--- start Data records ---

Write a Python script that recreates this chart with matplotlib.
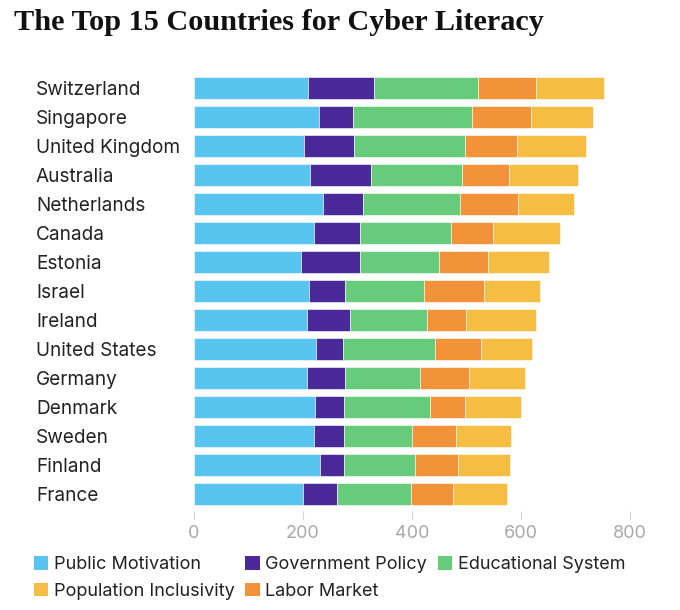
import matplotlib
matplotlib.use("Agg")
import matplotlib.pyplot as plt
import numpy as np
from matplotlib.patches import Patch

# --- dados ---
countries = ["Switzerland", "Singapore", "United Kingdom", "Australia", "Netherlands",
             "Canada", "Estonia", "Israel", "Ireland", "United States",
             "Germany", "Denmark", "Sweden", "Finland", "France"]

public_motivation = [210, 230, 202, 213, 236, 221, 196, 211, 207, 224, 208, 222, 220, 231, 200]
government_policy = [120, 62, 92, 112, 75, 83, 108, 67, 79, 50, 70, 53, 56, 45, 62]
educational_system = [191, 218, 204, 167, 178, 167, 145, 145, 142, 168, 137, 159, 125, 130, 137]
labor_market = [107, 109, 95, 86, 106, 77, 91, 109, 72, 84, 90, 63, 79, 78, 76]
population_inclusivity = [125, 114, 126, 127, 102, 123, 112, 103, 127, 95, 103, 104, 101, 96, 100]

series = [
    ("Public Motivation", public_motivation, "#57C5EF"),
    ("Government Policy", government_policy, "#4A2A98"),
    ("Educational System", educational_system, "#66CB7A"),
    ("Labor Market", labor_market, "#F29339"),
    ("Population Inclusivity", population_inclusivity, "#F5BD42"),
]

x_ticks = [0, 200, 400, 600, 800]

fig = plt.figure(figsize=(6.8, 6.1), dpi=100)
ax = fig.add_axes([0.2853, 0.1616, 0.641, 0.7227])

y = np.arange(len(countries))
left = np.zeros(len(countries))
for name, vals, color in series:
    vals = np.array(vals, dtype=float)
    ax.barh(y, vals, left=left, height=0.76, color=color, edgecolor="white", linewidth=0.4)
    left += vals

ax.set_xlim(0, 800)
ax.set_ylim(14.6, -0.6)
ax.set_xticks(x_ticks)
ax.set_xticklabels([str(t) for t in x_ticks], fontsize=13, family="Inter", color="#A8A8A8")
ax.tick_params(axis="x", length=6, width=0.8, color="#D0D0D0", pad=4)

ax.set_yticks(y)
ax.set_yticklabels(countries, fontsize=13.7, family="Inter", color="#222222", ha="left")
ax.tick_params(axis="y", length=0, pad=113.8)

for s in ax.spines.values():
    s.set_visible(False)

fig.text(14 / 680, 1 - 23 / 610, "The Top 15 Countries for Cyber Literacy",
         fontsize=21.8, fontweight="bold", family="Liberation Serif", va="center", ha="left",
         color="#111111")

# legenda em ordem de linha (matplotlib preenche por coluna)
lookup = {n: c for n, v, c in series}
order = ["Public Motivation", "Population Inclusivity", "Government Policy",
         "Labor Market", "Educational System"]
handles = [Patch(facecolor=lookup[n], edgecolor="none", label=n) for n in order]
leg = fig.legend(handles=handles, ncol=3, loc="upper left",
                 bbox_to_anchor=(34 / 680, 1 - 556 / 610), frameon=False,
                 prop={"family": "Inter", "size": 13},
                 handlelength=0.8, handleheight=0.8, handletextpad=0.3,
                 columnspacing=0.6, labelspacing=0.52, borderaxespad=0, borderpad=0)
for t in leg.get_texts():
    t.set_color("#222222")

fig.savefig("out.png", dpi=100)
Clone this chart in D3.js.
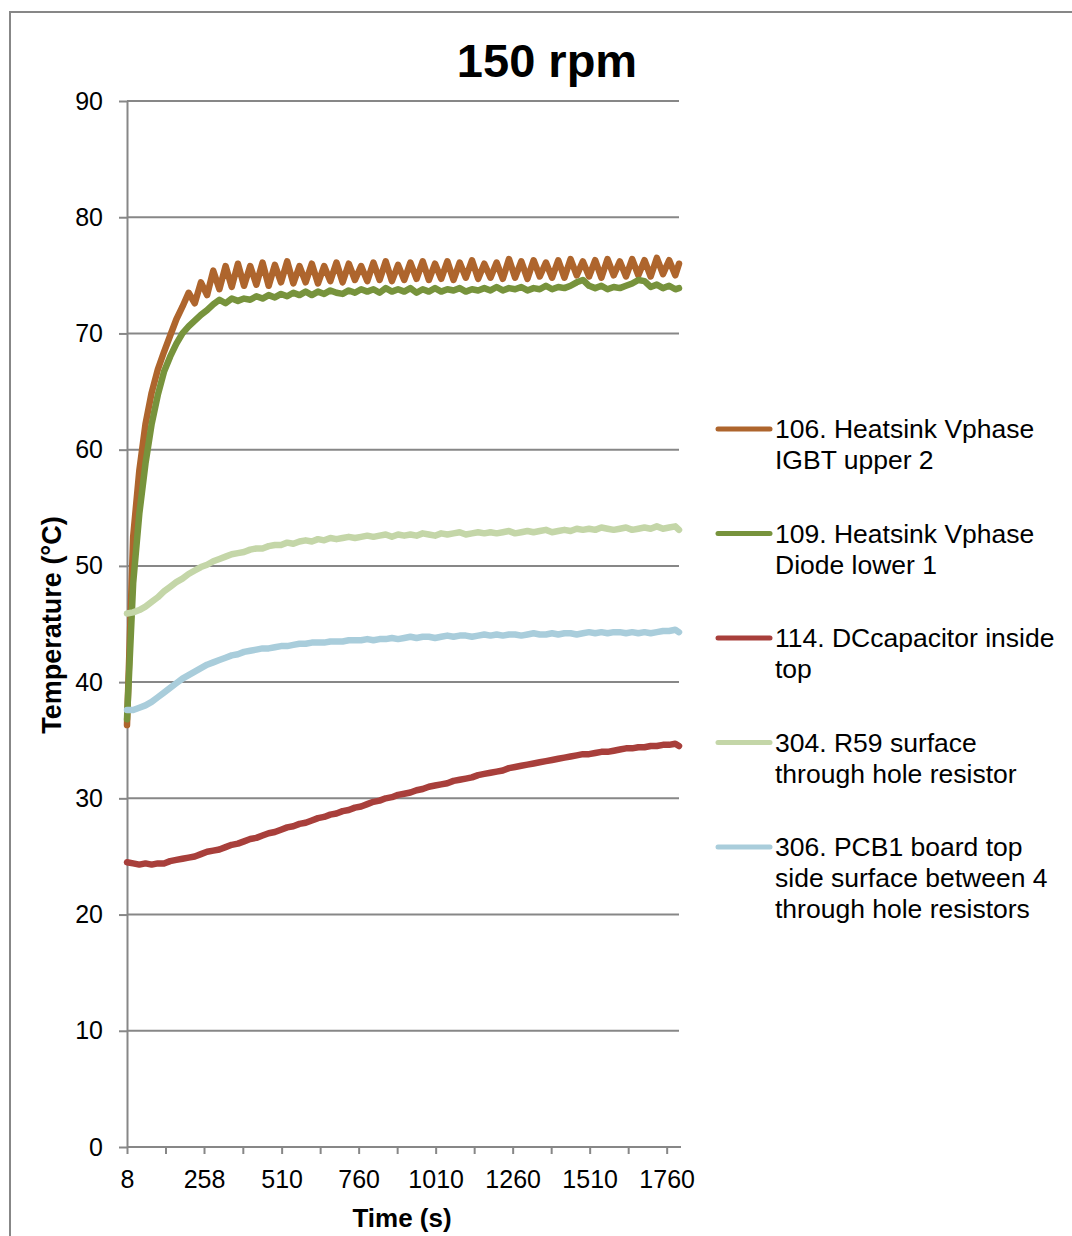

--- end Data records ---

From the entries above, collect every line with the string "this" in it.

> Output of the exercise:
Write a Python script that recreates this chart with matplotlib.
Clone this chart in D3.js.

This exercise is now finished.